The kohen gadol also has a “nazir” component. One of the articles of clothing which the kohen gadol wears is the tzitz (ornamental headplate), which is referred to as nezer hakodesh (the holy crown). The kohen gadol wears it on his forehead. On the tzitz are engraved the words “holy to God” (Sh’mot 39:30). The idea here is not that the tzitz is holy to God, but that the kohen gadol who bears it is. We find a very similar expression regarding the nazir: “all the days that he is a nazirite, he is holy to God” (Bamidbar 6:8). The tzitz is a decorative item made from pure gold, the most precious and aristocratic of metals, and as such is a sign of the holiness of the kohen gadol. His holiness flows from his being of priestly lineage, from the spiritual aristocrats of the Jewish nation. He is a spiritual leader who is sanctified and chosen from birth. Therefore, he is forbidden to grow his hair. Growing his hair would detract from his official, respectable appearance.

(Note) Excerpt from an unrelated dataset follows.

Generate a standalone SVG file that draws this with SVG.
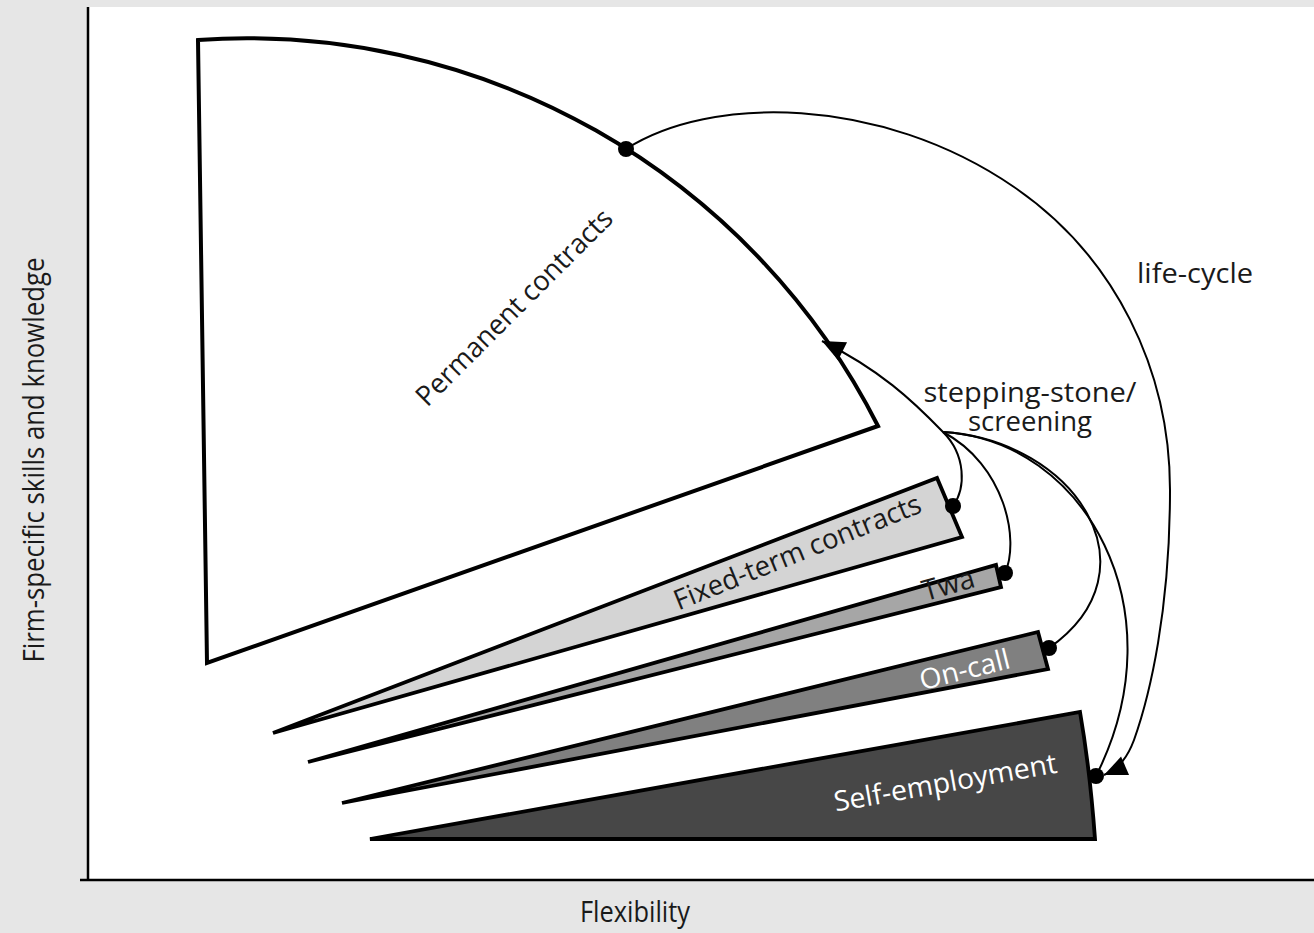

In contrast, the crown of the nazir, which symbolizes his holiness and consecration to God, is not a valuable golden ornament but rather hair, the simplest and most natural thing possible. Hair grows from the body, and it is the nazir’s personal choice to let it grow long and to sanctify it. The nazir is a popular leader who arises from the midst of the nation and is a self-made man. As opposed to the kohen gadol, anybody Jewish can become a nazir, regardless of lineage or gender. Thus the section begins: “when a man or woman makes a vow” (Ibid. 6:2). Long hair does not detract from his external appearance, because he is not an official leader. Rather, for this type of leader, hair actually contributes to his imposing appearance. Thus Elijah is described as “a hairy man with a leather girdle bound about his loins” (Melakhim Bet 1:8).
To sum up:
Holiness and spiritual leadership are not limited to a spiritual elite with impressive lineage. The People of Israel are all God’s people, referred to as “a kingdom of priests and a holy nation” (Shemot 19:6).
We learn from this discussion that every Jewish person, even someone extremely distant from the world of Torah, can elevate himself to the heights of holiness. Everything depends upon the will.
As we engage in our shlichut work, each and every one of us, wherever he may be, must remember and internalize this message.